It’s almost a year since I collected these black raspberries in Montegiovi, a hilltop village in the heart of Tuscany. I was there for a self-directed artist’s residency — a difficult and amazing experience that has taken me 348 days to begin to understand.
I arrived in Rome on a hot Thursday and boarded a train to Grosseto. Valentina met me at the station; gamine haircut, shy smile. We drove to the Co-op in Castel del Piano for groceries, then up to the village of Montegiovi, population 175. Valentina pressed the apartment key into my palm and said, “Buona fortuna,” probably, then drove off to care for her young children.
I, on the other hand, was alone, my children far away and not young anymore, anyway. My eyelids were heavy and the simple bed in one of the two simple rooms called to me, but the sun was still hanging on the horizon, orange as an Italian egg yolk, so I locked the apartment with the unfamiliar key and took a walk.
The first thing I noticed was a wild hillside of prickly pears, fico d’India in Italian. You can eat those, I might have said out loud, to no one at all. Valentina had told me there was a pizzeria up the hill and I climbed in the late heat, thinking I might introduce myself — Sono Bonny, I would say — and have a cold drink. The village had not a single shop, cafe, bakery or tabac, nothing except this pizzeria which, I would come to understand, served as a community center, grocery, social hall and meeting place, as well as a restaurant with zucchini-flower pizza five nights a week.
But that first late afternoon, it was still riposo, and when I rounded the corner and found the primitive patio with 180-degree views across the valley, all was deserted. I stepped over two feral cats lounging on the front step to try the door, which I could already see was locked and shuttered. My limbs felt too loose as I started back down the hill toward the apartment, wondering how I would survive in such a quiet place, a place where it was impossible to hide from my own thoughts.
Tired as I was, the sky was becoming pink and I wasn’t ready to go inside. A block before the apartment, I turned down a gently winding road lined with Italian Cyprus. I jumped, a little, when a donkey brayed from not too far away. A car passed by, a blur of flying hair and tanned limbs.
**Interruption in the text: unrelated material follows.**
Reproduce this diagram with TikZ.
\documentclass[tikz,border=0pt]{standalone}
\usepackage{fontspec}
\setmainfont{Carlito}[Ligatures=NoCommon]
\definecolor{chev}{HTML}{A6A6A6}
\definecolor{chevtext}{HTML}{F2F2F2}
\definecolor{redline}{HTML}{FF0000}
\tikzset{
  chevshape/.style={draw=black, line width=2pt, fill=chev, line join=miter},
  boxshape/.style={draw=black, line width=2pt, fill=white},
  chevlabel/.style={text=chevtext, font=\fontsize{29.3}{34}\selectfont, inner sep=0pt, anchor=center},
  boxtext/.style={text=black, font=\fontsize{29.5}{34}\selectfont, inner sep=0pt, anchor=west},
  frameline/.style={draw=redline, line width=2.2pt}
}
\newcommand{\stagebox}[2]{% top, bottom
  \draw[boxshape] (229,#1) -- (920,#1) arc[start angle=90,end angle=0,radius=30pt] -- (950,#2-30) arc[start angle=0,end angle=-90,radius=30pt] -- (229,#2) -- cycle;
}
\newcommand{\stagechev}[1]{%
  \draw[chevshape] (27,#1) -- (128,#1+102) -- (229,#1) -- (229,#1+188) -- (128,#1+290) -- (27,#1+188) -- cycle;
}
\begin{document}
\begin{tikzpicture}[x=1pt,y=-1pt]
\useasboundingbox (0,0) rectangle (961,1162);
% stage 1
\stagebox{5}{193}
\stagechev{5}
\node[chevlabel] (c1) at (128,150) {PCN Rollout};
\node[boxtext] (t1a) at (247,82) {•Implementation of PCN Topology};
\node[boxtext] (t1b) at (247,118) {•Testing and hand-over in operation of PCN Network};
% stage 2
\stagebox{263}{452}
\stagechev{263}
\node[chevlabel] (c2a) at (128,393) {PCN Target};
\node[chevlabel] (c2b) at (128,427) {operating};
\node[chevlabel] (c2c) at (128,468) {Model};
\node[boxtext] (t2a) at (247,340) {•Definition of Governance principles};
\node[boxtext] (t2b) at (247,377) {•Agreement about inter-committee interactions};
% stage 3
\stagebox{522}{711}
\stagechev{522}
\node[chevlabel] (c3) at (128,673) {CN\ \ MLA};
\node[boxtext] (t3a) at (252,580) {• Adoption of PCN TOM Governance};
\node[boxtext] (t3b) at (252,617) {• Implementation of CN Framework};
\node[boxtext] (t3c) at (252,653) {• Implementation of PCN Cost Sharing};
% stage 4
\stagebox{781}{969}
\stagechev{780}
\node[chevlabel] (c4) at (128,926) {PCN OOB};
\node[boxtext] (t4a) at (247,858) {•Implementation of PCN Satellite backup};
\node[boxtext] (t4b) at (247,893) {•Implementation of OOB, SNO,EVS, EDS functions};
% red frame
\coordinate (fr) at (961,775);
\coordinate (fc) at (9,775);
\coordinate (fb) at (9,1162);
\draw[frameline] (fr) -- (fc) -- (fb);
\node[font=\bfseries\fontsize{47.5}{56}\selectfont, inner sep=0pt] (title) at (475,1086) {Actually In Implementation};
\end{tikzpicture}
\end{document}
Just a little further down, I found the thicket of black raspberries in the twilight. As I began to gather them in my hand, I stopped being a middle-aged writer struggling, a little, to know who she was. I’d lost my mother and started an impossible book about my father. I’d become heavy with all I was carrying. But among the berries, I was a little kid at summer camp. My friends were water skiing, making arts and crafts, riding horses, while I was here in the woods, hiding from counsellors and filling my canteen with juicy Saskatoon berries. I popped two berries in my mouth. I closed my eyes.
Back in the apartment, I ate a plate of cheese and focaccia from the Co-op. I threw the bedroom window open to catch the breeze and the sound of the donkey braying. I tossed and turned and dreamed until morning.